WRITTEN TASK>
Each line below must be set down exactly; omit any image you find.

GIVEN DATA>

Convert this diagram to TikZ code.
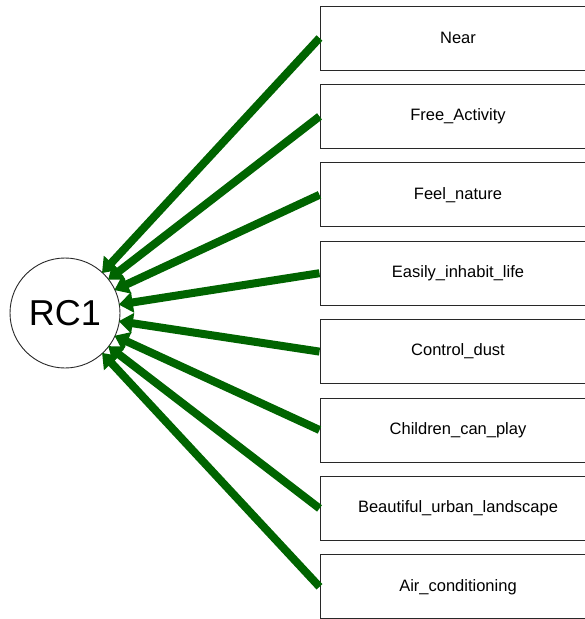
\documentclass[tikz,border=0pt]{standalone}
\usepackage{fontspec}
\setmainfont{Liberation Sans}
\usetikzlibrary{arrows.meta}
\definecolor{arrgreen}{RGB}{0,100,0}
\definecolor{edgegray}{RGB}{40,40,40}
\tikzset{
  itembox/.style={draw=edgegray, line width=1pt, fill=white, minimum width=276pt, minimum height=64pt, inner sep=0pt, font=\fontsize{16.5}{19}\selectfont},
  factor/.style={draw=edgegray, line width=0.9pt, circle, fill=white, minimum size=110pt, inner sep=0pt, font=\fontsize{36}{40}\selectfont},
  loading/.style={draw=arrgreen, line width=8pt, -{Triangle[length=14pt,width=20pt]}, shorten >=-1pt}
}
\begin{document}
\begin{tikzpicture}[x=1pt,y=-1pt]
\useasboundingbox (0,0) rectangle (585,619);
\clip (0,0) rectangle (585,619);
\node[factor] (rc) at (65,313) {RC1};
\foreach \i/\t in {0/Near,1/Free\_Activity,2/Feel\_nature,3/Easily\_inhabit\_life,4/Control\_dust,5/Children\_can\_play,6/Beautiful\_urban\_landscape,7/Air\_conditioning}{
  \node[itembox] (b\i) at (458,{38+78.4*\i}) {\t};
  \draw[loading] (b\i.west) -- (rc);
}
\end{tikzpicture}
\end{document}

OUTPUT FOR THIS EXERCISE>
Convert this diagram to TikZ code.
\documentclass[tikz,border=0pt]{standalone}
\usepackage{fontspec}
\setmainfont{Liberation Sans}
\usetikzlibrary{arrows.meta}
\definecolor{arrgreen}{RGB}{0,100,0}
\definecolor{edgegray}{RGB}{40,40,40}
\tikzset{
  itembox/.style={draw=edgegray, line width=1pt, fill=white, minimum width=276pt, minimum height=64pt, inner sep=0pt, font=\fontsize{16.5}{19}\selectfont},
  factor/.style={draw=edgegray, line width=0.9pt, circle, fill=white, minimum size=110pt, inner sep=0pt, font=\fontsize{36}{40}\selectfont},
  loading/.style={draw=arrgreen, line width=8pt, -{Triangle[length=14pt,width=20pt]}, shorten >=-1pt}
}
\begin{document}
\begin{tikzpicture}[x=1pt,y=-1pt]
\useasboundingbox (0,0) rectangle (585,619);
\clip (0,0) rectangle (585,619);
\node[factor] (rc) at (65,313) {RC1};
\foreach \i/\t in {0/Near,1/Free\_Activity,2/Feel\_nature,3/Easily\_inhabit\_life,4/Control\_dust,5/Children\_can\_play,6/Beautiful\_urban\_landscape,7/Air\_conditioning}{
  \node[itembox] (b\i) at (458,{38+78.4*\i}) {\t};
  \draw[loading] (b\i.west) -- (rc);
}
\end{tikzpicture}
\end{document}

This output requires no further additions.